Es ist gar nicht lange her, da verkündete Vincent Kompany eine Art Fußball-Glaubensbekenntnis: „Kreativität! Ich liebe sie!“, sagte der Trainer des FC Bayern im vereinseigenen Klub-Magazin und erklärte, dass er den Spielwitz und den Einfallsreichtum der entsprechenden Spieler schützen wolle.
FC Bayern: Kompany weicht von einer zentralen Idee ab
So hinterging sich Kompany selbst
Es sind erstaunliche Worte für einen Mann, in dessen aktiver Karriere als Innenverteidiger es seine Hauptaufgabe war, solche kreativen Geister zu stören. Jetzt denkt Kompany anders und hat das seiner Mannschaft in dieser Saison in beeindruckender Weise eingeimpft.
Kompany muss aktuell beim FC Bayern Abstriche machen
Doch aktuell muss der Belgier Abstriche machen. In Paris, gegen St. Pauli und jüngst bei Union Berlin: Vermehrt war von den Münchnern gefragt, dass sie kämpfen und Fußball regelrecht arbeiten. Mit Schönspielerei wäre man nicht weit gekommen.

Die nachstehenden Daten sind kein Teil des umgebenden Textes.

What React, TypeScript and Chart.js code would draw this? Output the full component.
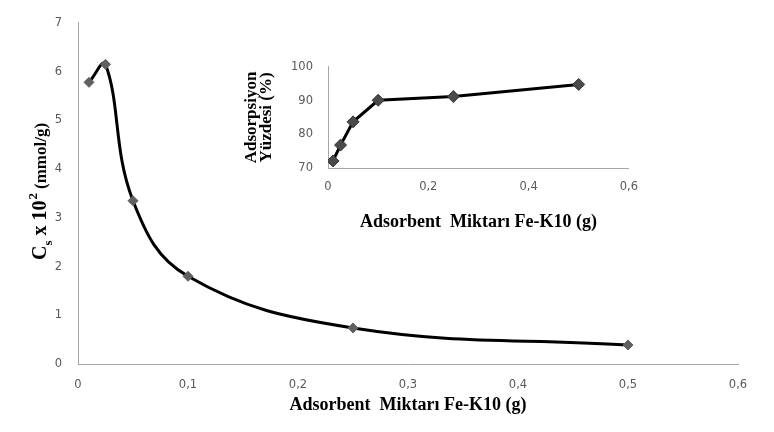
import React, { useEffect, useRef } from "react";
import { Chart, registerables } from "chart.js";

Chart.register(...registerables);

const mainX = [0.01, 0.025, 0.05, 0.1, 0.25, 0.5];
const mainY = [5.78, 6.15, 3.35, 1.8, 0.74, 0.39];
const insetX = [0.01, 0.025, 0.05, 0.1, 0.25, 0.5];
const insetY = [72.1, 76.8, 83.7, 90.1, 91.2, 94.8];
const xTitle = "Adsorbent  Miktarı Fe-K10 (g)";
const insetYTitle = ["Adsorpsiyon", "Yüzdesi (%)"];

const TICK_COLOR = "#595959";
const AXIS_COLOR = "#a6a6a6";
const tickFont = { family: "'DejaVu Sans', 'Liberation Sans', sans-serif", size: 11.5 };
const titleFont = { family: "'Liberation Serif', 'DejaVu Serif', serif", size: 18, weight: "bold" as const };

const fmt = (v: number) => (Math.abs(v) < 1e-9 ? "0" : Number(v).toFixed(1).replace(".", ","));

const yTitlePlugin = {
  id: "yTitleCustom",
  afterDraw(chart: any) {
    const ctx = chart.ctx;
    ctx.save();
    ctx.translate(46, 260);
    ctx.rotate(-Math.PI / 2);
    ctx.fillStyle = "#000";
    ctx.textBaseline = "alphabetic";
    let x = 0;
    const big = "bold 20px 'Liberation Serif', serif";
    const small = "bold 13px 'Liberation Serif', serif";
    const mid = "bold 17px 'Liberation Serif', serif";
    ctx.font = big;
    ctx.fillText("C", x, 0);
    x += ctx.measureText("C").width;
    ctx.font = small;
    ctx.fillText("s", x, 6);
    x += ctx.measureText("s").width;
    ctx.font = big;
    const t = " x 10";
    ctx.fillText(t, x, 0);
    x += ctx.measureText(t).width;
    ctx.font = small;
    ctx.fillText("2", x + 1, -9);
    x += ctx.measureText("2").width + 5;
    ctx.font = mid;
    ctx.fillText("(mmol/g)", x, 0);
    ctx.restore();
  },
};

export default function App() {
  const mainRef = useRef<HTMLCanvasElement>(null);
  const insetRef = useRef<HTMLCanvasElement>(null);

  useEffect(() => {
    document.body.style.margin = "0";
    const main = new Chart(mainRef.current!, {
      type: "line",
      data: {
        datasets: [
          {
            data: mainX.map((x, i) => ({ x, y: mainY[i] })),
            borderColor: "#000",
            borderWidth: 3,
            tension: 0.4,
            pointStyle: "rectRot",
            pointRadius: 5,
            pointBackgroundColor: "#606060",
            pointBorderColor: "#606060",
            pointBorderWidth: 1,
          },
        ],
      },
      options: {
        responsive: false,
        animation: false,
        layout: { padding: { top: 20, right: 36, left: 0, bottom: 0 } },
        plugins: { legend: { display: false }, tooltip: { enabled: false } },
        scales: {
          x: {
            type: "linear",
            min: 0,
            max: 0.6,
            afterFit: (s: any) => { s.height = 68; },
            grid: { display: false, drawTicks: false },
            border: { display: true, color: AXIS_COLOR, width: 1 },
            ticks: { stepSize: 0.1, color: TICK_COLOR, font: tickFont, padding: 14, callback: (v: any) => fmt(v) },
            title: { display: true, text: xTitle, color: "#000", font: titleFont, padding: { top: 0, bottom: 16 } },
          },
          y: {
            type: "linear",
            min: 0,
            max: 7,
            afterFit: (s: any) => { s.width = 78; },
            grid: { display: false, drawTicks: false },
            border: { display: true, color: AXIS_COLOR, width: 1 },
            ticks: { stepSize: 1, color: TICK_COLOR, font: tickFont, padding: 16 },
          },
        },
      },
      plugins: [yTitlePlugin],
    });

    const inset = new Chart(insetRef.current!, {
      type: "line",
      data: {
        datasets: [
          {
            data: insetX.map((x, i) => ({ x, y: insetY[i] })),
            borderColor: "#000",
            borderWidth: 3,
            tension: 0,
            pointStyle: "rectRot",
            pointRadius: 6,
            pointBackgroundColor: "#4a4a4a",
            pointBorderColor: "#333",
            pointBorderWidth: 1,
          },
        ],
      },
      options: {
        responsive: false,
        animation: false,
        layout: { padding: { top: 14, right: 4, left: 0, bottom: 0 } },
        plugins: { legend: { display: false }, tooltip: { enabled: false } },
        scales: {
          x: {
            type: "linear",
            min: 0,
            max: 0.6,
            afterFit: (s: any) => { s.height = 72; },
            grid: { display: false, drawTicks: false },
            border: { display: true, color: AXIS_COLOR, width: 1 },
            ticks: { stepSize: 0.2, color: TICK_COLOR, font: tickFont, padding: 12, callback: (v: any) => fmt(v) },
            title: { display: true, text: xTitle, color: "#000", font: titleFont, padding: { top: 0, bottom: 7 } },
          },
          y: {
            type: "linear",
            min: 70,
            max: 100,
            afterFit: (s: any) => { s.width = 88; },
            grid: { display: false, drawTicks: false },
            border: { display: true, color: AXIS_COLOR, width: 1 },
            ticks: { stepSize: 10, color: TICK_COLOR, font: tickFont, padding: 15 },
            title: { display: true, text: insetYTitle, color: "#000", font: { ...titleFont, size: 17, lineHeight: 0.9 }, padding: { top: 3.5, bottom: 0 } },
          },
        },
      },
    });

    return () => {
      main.destroy();
      inset.destroy();
    };
  }, []);

  return (
    <div style={{ position: "relative", width: 774, height: 432, background: "#fff" }}>
      <canvas ref={mainRef} width={774} height={432} style={{ position: "absolute", left: 0, top: 0 }} />
      <canvas ref={insetRef} width={410} height={195} style={{ position: "absolute", left: 240, top: 45 }} />
    </div>
  );
}
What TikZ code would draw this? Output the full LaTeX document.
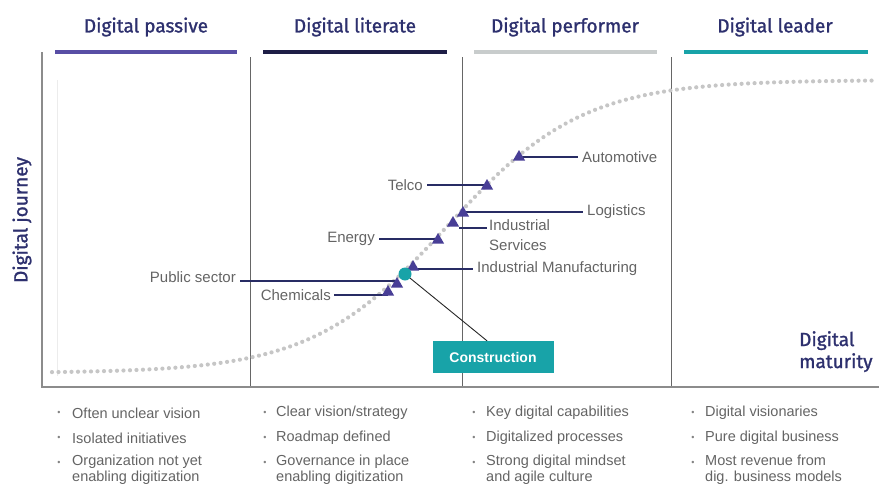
\documentclass[tikz,border=0pt]{standalone}
\usepackage{fontspec}
\setmainfont{Liberation Sans}
\newfontfamily\headfont{Fira Sans}[FakeBold=1.3]
\usetikzlibrary{shapes.geometric,backgrounds}
\definecolor{navy}{RGB}{40,44,100}
\definecolor{hdr}{RGB}{45,48,110}
\definecolor{purp}{RGB}{88,78,165}
\definecolor{darknavy}{RGB}{30,30,70}
\definecolor{lgray}{RGB}{200,204,204}
\definecolor{tealc}{RGB}{24,163,168}
\definecolor{tric}{RGB}{72,62,150}
\definecolor{lblc}{RGB}{100,100,100}
\definecolor{axisc}{RGB}{140,140,140}
\begin{document}
\begin{tikzpicture}[x=1pt,y=-1pt,
  head/.style={font=\headfont\fontsize{19}{21}\selectfont, text=hdr, inner sep=0},
  bar/.style={line width=3.5pt},
  lbl/.style={font=\fontsize{15}{18}\selectfont, text=lblc, inner sep=0},
  conn/.style={draw=navy, line width=1.3pt},
  marker/.style={regular polygon, regular polygon sides=3, fill=tric, minimum size=14pt, inner sep=0},
  blt/.style={font=\fontsize{14.5}{16}\selectfont, text=lblc, inner sep=0, align=left},
  dot/.style={font=\fontsize{9}{10}\selectfont, text=lblc!80, inner sep=0},
  divider/.style={draw=gray!80!black, line width=0.8pt}
]
\useasboundingbox (0,0) rectangle (879,501);

% headers
\node[head] (h1) at (146,27) {Digital passive};
\node[head] (h2) at (355,27) {Digital literate};
\node[head] (h3) at (565,27) {Digital performer};
\node[head] (h4) at (775,27) {Digital leader};
\draw[bar, draw=purp] (55,52) -- (237,52);
\draw[bar, draw=darknavy] (263,52) -- (447,52);
\draw[bar, draw=lgray] (474,52) -- (657,52);
\draw[bar, draw=tealc] (684,52) -- (868,52);

% dividers
\draw[divider] (250,57) -- (250,386);
\draw[divider] (462,57) -- (462,386);
\draw[divider] (671,57) -- (671,386);
\draw[draw=gray!15, line width=0.8pt] (57,80) -- (57,376);

% axes
\draw[draw=axisc, line width=2.8pt] (42,52) -- (42,387) -- (879,387);

% curve
\draw[gray!45, line width=4.2pt, dash pattern=on 0pt off 6.5pt, line cap=round]
  plot[domain=52:872, samples=140] (\x,{373-293/(1+exp(-(\x-447)/68))});

% axis titles
\node[head, rotate=90] (yl) at (22,220) {Digital journey};
\node[head, anchor=north west, align=left, font=\headfont\fontsize{19}{22}\selectfont] (xl) at (799,331) {Digital\\maturity};

% labels
\node[lbl, anchor=west] (lAuto) at (582,157) {Automotive};
\node[lbl, anchor=east] (lTel) at (423,185) {Telco};
\node[lbl, anchor=west] (lLog) at (587,212) {Logistics};
\node[lbl, anchor=north west, align=left, font=\fontsize{15}{20}\selectfont] (lSer) at (489,219) {Industrial\\Services};
\node[lbl, anchor=east] (lEne) at (375,239) {Energy};
\node[lbl, anchor=west] (lMan) at (477,269) {Industrial Manufacturing};
\node[lbl, anchor=east] (lPub) at (236,277) {Public sector};
\node[lbl, anchor=east] (lChe) at (331,295) {Chemicals};

% positions
\coordinate (pAuto) at (519,157);
\coordinate (pTel) at (487,186);
\coordinate (pLog) at (463,213);
\coordinate (pSer) at (453,223);
\coordinate (pEne) at (438,240);
\coordinate (pMan) at (413,267);
\coordinate (pPub) at (397,284);
\coordinate (pChe) at (388,292);
\coordinate (pCon) at (405,274);
\coordinate (sEnd) at (487,228);

% construction box
\node[fill=tealc, text=white, minimum width=121pt, minimum height=32pt, inner sep=0,
      font=\bfseries\fontsize{14}{16}\selectfont] (con) at (493,357) {Construction};

% connectors
\draw[conn] (lAuto.west -| pAuto) -- ([xshift=-4pt]lAuto.west);
\draw[conn] ([xshift=4pt]lTel.east) -- (lTel.east -| pTel);
\draw[conn] (lLog.west -| pLog) -- ([xshift=-4pt]lLog.west);
\draw[conn] ([xshift=6pt]sEnd -| pSer) -- (sEnd);
\draw[conn] ([xshift=4pt]lEne.east) -- (lEne.east -| pEne);
\draw[conn] (lMan.west -| pMan) -- ([xshift=-4pt]lMan.west);
\draw[conn] ([xshift=4pt]lPub.east |- 0,281) -- (pPub |- 0,281);
\draw[conn] ([xshift=3pt]lChe.east) -- (lChe.east -| pChe);
\draw[draw=gray!30!black, line width=0.9pt] (pCon) -- ([xshift=-6pt]con.north);

% markers
\node[marker] (tAuto) at (pAuto) {};
\node[marker] (tTel) at (pTel) {};
\node[marker] (tLog) at (pLog) {};
\node[marker] (tSer) at (pSer) {};
\node[marker] (tEne) at (pEne) {};
\node[marker] (tMan) at (pMan) {};
\node[marker] (tPub) at (pPub) {};
\node[marker] (tChe) at (pChe) {};
\node[circle, fill=tealc, minimum size=13pt, inner sep=0] (cCon) at (pCon) {};

% bullets column 1
\node[dot] (b11) at (59,413) {•};
\node[blt, anchor=west] (x11) at (72,413) {Often unclear vision};
\node[dot] (b12) at (59,438) {•};
\node[blt, anchor=west] (x12) at (72,438) {Isolated initiatives};
\node[dot] (b13) at (59,463) {•};
\node[blt, anchor=north west] (x13) at (72,455) {Organization not yet\\enabling digitization};
% column 2
\node[dot] (b21) at (265,413) {•};
\node[blt, anchor=west] (x21) at (276,413) {Clear vision/strategy};
\node[dot] (b22) at (265,438) {•};
\node[blt, anchor=west] (x22) at (276,438) {Roadmap defined};
\node[dot] (b23) at (265,463) {•};
\node[blt, anchor=north west] (x23) at (276,455) {Governance in place\\enabling digitization};
% column 3
\node[dot] (b31) at (474,413) {•};
\node[blt, anchor=west] (x31) at (486,413) {Key digital capabilities};
\node[dot] (b32) at (474,438) {•};
\node[blt, anchor=west] (x32) at (486,438) {Digitalized processes};
\node[dot] (b33) at (474,463) {•};
\node[blt, anchor=north west] (x33) at (486,455) {Strong digital mindset\\and agile culture};
% column 4
\node[dot] (b41) at (693,413) {•};
\node[blt, anchor=west] (x41) at (705,413) {Digital visionaries};
\node[dot] (b42) at (693,438) {•};
\node[blt, anchor=west] (x42) at (705,438) {Pure digital business};
\node[dot] (b43) at (693,463) {•};
\node[blt, anchor=north west] (x43) at (705,455) {Most revenue from\\dig. business models};
\end{tikzpicture}
\end{document}
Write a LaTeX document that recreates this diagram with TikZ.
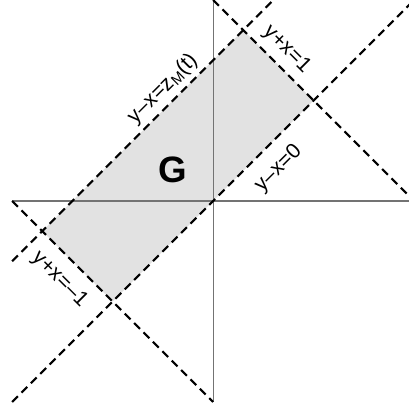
\documentclass[tikz,border=0pt]{standalone}
\usepackage{fontspec}
\setmainfont{Liberation Sans}
\usetikzlibrary{calc}
\definecolor{regiongray}{RGB}{226,226,226}
\definecolor{axisgray}{RGB}{115,115,115}

\begin{document}
\begin{tikzpicture}[x=5cm, y=5cm,
  every node/.style={font=\fontsize{15}{18}\selectfont, inner sep=0pt},
  boundline/.style={black, line width=1.5pt, dash pattern=on 5.8pt off 3.6pt},
  axisline/.style={axisgray, line width=0.75pt}]
\useasboundingbox (-1.06,-1.04) rectangle (0.97,1.0);
\coordinate (west) at (-1,0);
\coordinate (east) at (1,0);
\coordinate (north) at (0,1);
\coordinate (south) at (0,-1);
\coordinate (sw) at (-1,-1);
\coordinate (ne) at (1,1);
\coordinate (zlow) at (-1,-0.3);
\coordinate (zhigh) at (0.3,1);
\coordinate (gA) at (0.5,0.5);
\coordinate (gB) at (0.15,0.85);
\coordinate (gC) at (-0.85,-0.15);
\coordinate (gD) at (-0.5,-0.5);
\fill[regiongray] (gA) -- (gB) -- (gC) -- (gD) -- cycle;
\draw[axisline] (west) -- (east);
\draw[axisline] (south) -- (north);
\draw[boundline] (sw) -- (ne);
\draw[boundline] (zlow) -- (zhigh);
\draw[boundline] (north) -- (east);
\draw[boundline] (west) -- (south);
\node[font=\fontsize{26}{30}\selectfont\bfseries] (g) at (-0.2,0.154) {G};
\node[rotate=45] (lz) at (-0.25,0.558) {y–x=z\textsubscript{M}(t)};
\node[rotate=-45] (lp) at (0.366,0.754) {y+x=1};
\node[rotate=45] (lo) at (0.326,0.161) {y–x=0};
\node[rotate=-45] (lm) at (-0.764,-0.391) {y+x=–1};
\end{tikzpicture}
\end{document}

„Generell war heute wenig möglich im spielerischen Bereich, das war viel Kampf. […] Normalerweise wollen wir mehr Fußball spielen“, sagte Joshua Kimmich nach der Partie in Berlin am SPORT1-Mikrofon. Dabei klang der DFB-Kapitän aber keinesfalls frustriert, sondern eher stolz. Auch Harry Kane sah in der kämpferischen Leistung des Teams einen neuen „Evolutionsschritt“.
Kompany: „Geht nicht immer nur über schönen Fußball“
Doch gefällt das dem Trainer wirklich? Sind solche Partien nicht eigentlich Verrat an seiner eigenen Fußball-Idee?
„Ich möchte nicht, dass wir uns für solche Spiele zu gut sind und wir diese Kämpfe auch genießen können. Das sind auch schöne und wichtige Momente in einer Saison“, sagte Kompany am Freitag auf SPORT1-Nachfrage und ergänzte: „Es geht nicht immer nur über den schönen Fußball – aber der ist mir natürlich lieber.“
Es wird deutlich, dass selbst der Schöngeist an der Seitenlinie zu Anpassungen bereit ist. Er ist kein Dogmatiker. Kompany hinterging sich in Berlin selbst – und zwar ganz bewusst für den Erfolg.
Es könnte diese Mischung aus einer klaren Idee und dem nötigen Pragmatismus sein, die die Bayern in der aktuellen Saison zu zahlreichen Erfolgen führt. Gerade in den K.o.-Spielen müssen sie ab und an „schmutzig“ sein. Der Trainer hat das verinnerlicht und hält deswegen nicht manisch an der Schönspielerei fest.
Kompany folgt auch dem Beispiel von Tuchel
Ähnlich tat es übrigens Thomas Tuchel in der Endphase seiner Amtszeit an der Säbener Straße. Als er 2024 spürte, dass seine Mannschaft nicht mehr die gewünschte Dominanz ausstrahlen konnte, änderte er das System.
Der damalige Bayern-Trainer tauschte Überlegenheit gegen Erfolg ein und stieß damit sogar bis ins Halbfinale der Champions League vor – damals angesichts der zahlreichen Probleme zwischen ihm und den Spielern wahrlich überraschend. Die Münchner hatten in manchen Partien sogar weniger Ballbesitz als der Gegner.
Gut möglich, dass die Fans in diesem Kalenderjahr keine große Torgala mehr erleben werden – der Spielplan mit den Partien in Stuttgart, gegen Sporting, gegen Mainz und in Heidenheim gibt das höchstens im Duell mit den 05ern her.
Auch das winterliche Wetter auf teils arg ramponierten Rasen dürfte eine Rolle spielen. Aber Kompany ist mittlerweile ja einfach „nur“ mit Siegen zufrieden – auch mit den schmutzigen.